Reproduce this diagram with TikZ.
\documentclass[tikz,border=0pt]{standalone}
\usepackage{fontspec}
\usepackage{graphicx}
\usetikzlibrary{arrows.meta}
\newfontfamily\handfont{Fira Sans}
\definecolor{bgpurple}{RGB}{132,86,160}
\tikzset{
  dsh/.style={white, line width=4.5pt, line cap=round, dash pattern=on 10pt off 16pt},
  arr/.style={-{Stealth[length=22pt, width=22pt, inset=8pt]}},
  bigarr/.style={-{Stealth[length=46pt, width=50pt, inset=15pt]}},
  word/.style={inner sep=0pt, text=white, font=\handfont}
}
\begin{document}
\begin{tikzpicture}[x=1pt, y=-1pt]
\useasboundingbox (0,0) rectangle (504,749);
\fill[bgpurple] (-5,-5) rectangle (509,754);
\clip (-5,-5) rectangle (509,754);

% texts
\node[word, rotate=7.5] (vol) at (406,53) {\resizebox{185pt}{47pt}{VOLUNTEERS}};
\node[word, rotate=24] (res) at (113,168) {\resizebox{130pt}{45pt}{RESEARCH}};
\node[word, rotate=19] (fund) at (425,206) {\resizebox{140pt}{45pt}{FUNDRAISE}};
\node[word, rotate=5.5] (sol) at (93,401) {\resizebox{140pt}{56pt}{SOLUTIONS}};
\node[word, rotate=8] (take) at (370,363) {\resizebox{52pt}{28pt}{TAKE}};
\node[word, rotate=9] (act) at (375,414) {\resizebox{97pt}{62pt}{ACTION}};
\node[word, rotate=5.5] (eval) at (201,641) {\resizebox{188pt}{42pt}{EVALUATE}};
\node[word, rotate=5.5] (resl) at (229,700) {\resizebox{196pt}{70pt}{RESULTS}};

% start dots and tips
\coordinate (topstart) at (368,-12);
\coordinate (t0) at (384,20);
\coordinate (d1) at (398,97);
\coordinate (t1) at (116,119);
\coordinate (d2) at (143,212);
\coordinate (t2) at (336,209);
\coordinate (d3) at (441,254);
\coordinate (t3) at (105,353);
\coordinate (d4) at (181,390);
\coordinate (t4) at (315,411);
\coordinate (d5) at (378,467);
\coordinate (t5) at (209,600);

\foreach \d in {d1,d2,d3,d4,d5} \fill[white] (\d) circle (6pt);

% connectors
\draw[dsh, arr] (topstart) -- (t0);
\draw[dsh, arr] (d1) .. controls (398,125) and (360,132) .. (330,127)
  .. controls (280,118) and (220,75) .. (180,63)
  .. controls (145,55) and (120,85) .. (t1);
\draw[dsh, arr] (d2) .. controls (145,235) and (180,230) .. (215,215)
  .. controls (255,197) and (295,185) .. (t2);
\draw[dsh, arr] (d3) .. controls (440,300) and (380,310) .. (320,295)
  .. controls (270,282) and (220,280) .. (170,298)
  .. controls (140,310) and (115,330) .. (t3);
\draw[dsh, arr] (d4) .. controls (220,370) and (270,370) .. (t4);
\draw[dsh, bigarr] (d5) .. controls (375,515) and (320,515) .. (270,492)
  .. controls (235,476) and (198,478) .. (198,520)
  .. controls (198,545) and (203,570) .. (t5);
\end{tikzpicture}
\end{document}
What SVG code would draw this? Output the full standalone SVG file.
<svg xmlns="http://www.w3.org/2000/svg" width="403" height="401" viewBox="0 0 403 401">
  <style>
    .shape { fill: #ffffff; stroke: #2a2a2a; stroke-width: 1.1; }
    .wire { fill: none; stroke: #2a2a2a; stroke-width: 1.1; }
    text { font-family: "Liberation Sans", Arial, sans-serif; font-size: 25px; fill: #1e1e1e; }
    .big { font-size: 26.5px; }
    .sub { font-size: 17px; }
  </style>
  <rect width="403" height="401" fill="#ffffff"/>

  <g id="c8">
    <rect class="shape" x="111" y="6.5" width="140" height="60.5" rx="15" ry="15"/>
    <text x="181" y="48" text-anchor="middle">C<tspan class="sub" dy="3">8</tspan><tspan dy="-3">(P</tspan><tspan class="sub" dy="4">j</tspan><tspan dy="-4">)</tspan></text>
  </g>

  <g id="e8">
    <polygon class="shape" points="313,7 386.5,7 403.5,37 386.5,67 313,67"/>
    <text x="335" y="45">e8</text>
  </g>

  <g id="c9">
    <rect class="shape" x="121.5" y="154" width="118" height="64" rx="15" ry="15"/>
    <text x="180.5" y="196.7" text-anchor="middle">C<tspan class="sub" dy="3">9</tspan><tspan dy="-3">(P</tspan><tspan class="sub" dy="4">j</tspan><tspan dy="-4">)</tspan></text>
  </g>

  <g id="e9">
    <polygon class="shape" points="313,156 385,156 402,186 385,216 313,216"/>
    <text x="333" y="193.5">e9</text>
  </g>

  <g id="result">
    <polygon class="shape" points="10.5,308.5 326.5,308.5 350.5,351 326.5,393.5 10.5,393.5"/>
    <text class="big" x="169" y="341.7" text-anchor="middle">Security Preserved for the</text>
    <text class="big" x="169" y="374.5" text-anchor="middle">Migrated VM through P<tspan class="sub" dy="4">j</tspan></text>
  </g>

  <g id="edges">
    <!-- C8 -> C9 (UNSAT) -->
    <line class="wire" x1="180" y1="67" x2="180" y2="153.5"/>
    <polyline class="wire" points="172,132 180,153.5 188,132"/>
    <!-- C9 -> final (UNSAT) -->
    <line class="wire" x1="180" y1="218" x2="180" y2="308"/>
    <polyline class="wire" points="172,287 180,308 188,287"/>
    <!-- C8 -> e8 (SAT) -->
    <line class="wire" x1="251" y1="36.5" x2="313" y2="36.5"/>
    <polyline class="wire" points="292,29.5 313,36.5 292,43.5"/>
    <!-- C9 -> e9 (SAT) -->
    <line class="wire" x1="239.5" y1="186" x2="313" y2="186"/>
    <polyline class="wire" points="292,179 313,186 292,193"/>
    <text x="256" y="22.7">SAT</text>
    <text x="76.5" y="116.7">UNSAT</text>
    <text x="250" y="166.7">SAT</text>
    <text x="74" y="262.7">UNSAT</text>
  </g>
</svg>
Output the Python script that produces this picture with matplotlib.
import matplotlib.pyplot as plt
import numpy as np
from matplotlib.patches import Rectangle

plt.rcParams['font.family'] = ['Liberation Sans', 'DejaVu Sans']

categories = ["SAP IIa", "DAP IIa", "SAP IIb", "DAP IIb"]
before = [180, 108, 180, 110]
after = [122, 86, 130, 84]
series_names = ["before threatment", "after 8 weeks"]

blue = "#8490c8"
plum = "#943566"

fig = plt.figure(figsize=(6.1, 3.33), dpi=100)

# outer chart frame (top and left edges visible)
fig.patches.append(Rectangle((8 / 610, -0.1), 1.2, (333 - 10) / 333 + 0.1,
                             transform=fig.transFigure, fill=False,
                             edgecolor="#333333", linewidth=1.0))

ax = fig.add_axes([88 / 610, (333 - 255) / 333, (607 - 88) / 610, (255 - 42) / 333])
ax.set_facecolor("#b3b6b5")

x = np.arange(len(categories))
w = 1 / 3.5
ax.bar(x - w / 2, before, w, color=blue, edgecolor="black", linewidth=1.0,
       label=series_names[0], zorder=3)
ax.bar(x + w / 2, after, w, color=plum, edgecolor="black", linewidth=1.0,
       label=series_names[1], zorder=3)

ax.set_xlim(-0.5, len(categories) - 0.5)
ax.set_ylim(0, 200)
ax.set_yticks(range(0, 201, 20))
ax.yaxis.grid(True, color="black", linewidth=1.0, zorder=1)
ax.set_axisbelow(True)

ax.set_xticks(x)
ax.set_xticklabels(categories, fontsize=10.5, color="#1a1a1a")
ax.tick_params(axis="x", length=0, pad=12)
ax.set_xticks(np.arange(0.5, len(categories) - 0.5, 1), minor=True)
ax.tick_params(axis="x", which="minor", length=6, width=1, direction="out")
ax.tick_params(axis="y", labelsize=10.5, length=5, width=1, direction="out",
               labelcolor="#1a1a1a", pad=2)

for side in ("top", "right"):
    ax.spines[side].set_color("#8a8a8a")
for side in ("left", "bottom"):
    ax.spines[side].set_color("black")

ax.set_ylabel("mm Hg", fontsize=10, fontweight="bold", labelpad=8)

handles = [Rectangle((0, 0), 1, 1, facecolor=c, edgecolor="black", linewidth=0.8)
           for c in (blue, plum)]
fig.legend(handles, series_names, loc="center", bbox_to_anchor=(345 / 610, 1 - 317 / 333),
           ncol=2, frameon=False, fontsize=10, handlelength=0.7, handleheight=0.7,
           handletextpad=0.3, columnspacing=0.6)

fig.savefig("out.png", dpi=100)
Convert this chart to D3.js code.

━━━━━━━━━━━━━━━━━━━━

• YOUR TASK: Copy, please, every line from the start of the entries down to the line that holds "(\d) circle (6pt);", with both of those lines included and no others.

• OUTPUT OF THE EXERCISE:
Reproduce this diagram with TikZ.
\documentclass[tikz,border=0pt]{standalone}
\usepackage{fontspec}
\usepackage{graphicx}
\usetikzlibrary{arrows.meta}
\newfontfamily\handfont{Fira Sans}
\definecolor{bgpurple}{RGB}{132,86,160}
\tikzset{
  dsh/.style={white, line width=4.5pt, line cap=round, dash pattern=on 10pt off 16pt},
  arr/.style={-{Stealth[length=22pt, width=22pt, inset=8pt]}},
  bigarr/.style={-{Stealth[length=46pt, width=50pt, inset=15pt]}},
  word/.style={inner sep=0pt, text=white, font=\handfont}
}
\begin{document}
\begin{tikzpicture}[x=1pt, y=-1pt]
\useasboundingbox (0,0) rectangle (504,749);
\fill[bgpurple] (-5,-5) rectangle (509,754);
\clip (-5,-5) rectangle (509,754);

% texts
\node[word, rotate=7.5] (vol) at (406,53) {\resizebox{185pt}{47pt}{VOLUNTEERS}};
\node[word, rotate=24] (res) at (113,168) {\resizebox{130pt}{45pt}{RESEARCH}};
\node[word, rotate=19] (fund) at (425,206) {\resizebox{140pt}{45pt}{FUNDRAISE}};
\node[word, rotate=5.5] (sol) at (93,401) {\resizebox{140pt}{56pt}{SOLUTIONS}};
\node[word, rotate=8] (take) at (370,363) {\resizebox{52pt}{28pt}{TAKE}};
\node[word, rotate=9] (act) at (375,414) {\resizebox{97pt}{62pt}{ACTION}};
\node[word, rotate=5.5] (eval) at (201,641) {\resizebox{188pt}{42pt}{EVALUATE}};
\node[word, rotate=5.5] (resl) at (229,700) {\resizebox{196pt}{70pt}{RESULTS}};

% start dots and tips
\coordinate (topstart) at (368,-12);
\coordinate (t0) at (384,20);
\coordinate (d1) at (398,97);
\coordinate (t1) at (116,119);
\coordinate (d2) at (143,212);
\coordinate (t2) at (336,209);
\coordinate (d3) at (441,254);
\coordinate (t3) at (105,353);
\coordinate (d4) at (181,390);
\coordinate (t4) at (315,411);
\coordinate (d5) at (378,467);
\coordinate (t5) at (209,600);

\foreach \d in {d1,d2,d3,d4,d5} \fill[white] (\d) circle (6pt);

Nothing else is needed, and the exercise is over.